I think we might be talking past each other. The procedural concern you mentioned is an ethical concern, a departure from the procedure is the unethical part.
Just having an ethical consideration doesnt preempt the conclusion of that consideration. I am talking ethical consideration not ethical statement. The consideration part might be summarized like you did here
> How do we quantify harm induced by a change regarding LinkedIn ad-density?
For the consideration what negative effects there are, there are ethic boards, as its generally considered unethical to make that consideration alone as a stakeholder. Forgoing the conclusion of that consideration doesnt mean we didnt need an ethics board in the first place.
There are two distinct questions here, what are the ethical concerns for the study and should there be an ethics board involved in finding an answer to the first question. Since we are talking about long term impact on peoples behavior, i think you can make a case that not considering the ethical aspects of that impact on unknowing test subjects is generally unethical?
We might be talking past each other, but that doesn't mean we don't disagree, because I don't agree with this:
> For the consideration what negative effects there are, there are ethic boards, as its generally considered unethical to make that consideration alone as a stakeholder.
A well trained ethics board might be a nice institutional tool to provide a documented ethical evaluation one can start with, but it of course does not in any way relieve anyone involved from their moral agency or the need to assess their actions "alone".
I'm also in strong opposition to the idea that it's unethical to make ethical considerations alone, as a stakeholder or not. Generally: delegating ethical responsibility of ones own action to a hierarchy is IMO very unethical, no matter how the industry handles it.
> Forgoing the conclusion of that consideration doesnt mean we didnt need an ethics board in the first place.
In my earlier comments I wasn't writing (or thinking) about whether we(?) need ethics boards or not and I do think that this is a different topic, but: We don't strictly need ethics boards, right? It's not something like human agency. They're a nice attempt to increase checks and balances in an institutionalized manner, not some kind of moral requirement.
> There are two distinct questions here, what are the ethical concerns for the study and should there be an ethics board involved in finding an answer to the first question.

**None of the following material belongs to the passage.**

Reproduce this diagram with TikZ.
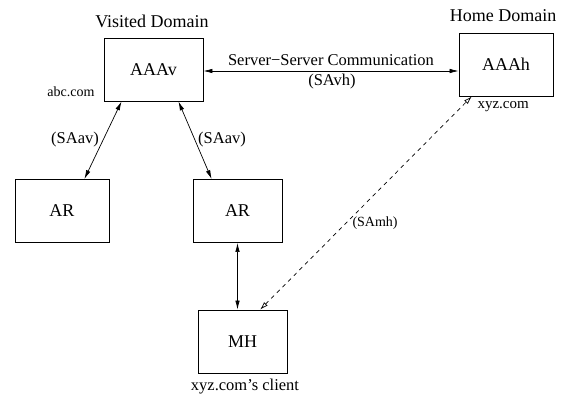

There I agree, except that the ethics board can not answer the first question for the researchers. But that aside: Yes, the demand of seeking counsel can be morally justified.
> Since we are talking about long term impact on peoples behavior, i think you can make a case that not considering the ethical aspects of that impact on unknowing test subjects is generally unethical?
I think this is the essence of the question. I don't know of any ethical difference between long and short term impact, so I'd cut that out. I don't think that the test subjects knowledge would change anything in that regard, but tell me, if I'm wrong here. All shortened it would leave us with:
You should ethically consider your impact on test subjects.
Which I would agree on. Let's hope they've considered it in an appropriate manner.
I just thought that there is some material concern - like an actual moral wrongdoing - they've done, instead of just a concern that they might not have been concerned.
I am unable to identify any statement in the preprint where they indicated that they had ethically considered their impact on test subjects. Did I miss a paragraph somewhere, or did they truly have nothing to say about such considerations?
So you trust supermarkets to promote healthy dietary options as opposed to harmful ones? IMO you should always bring a list to avoid being swayed by supermarkets' unethical product placement.
This preprint paper contains no indication of participation by an Ethical Review Board and lists 5 @linked.com email addresses as the sole authors.
How is this study ethically responsible?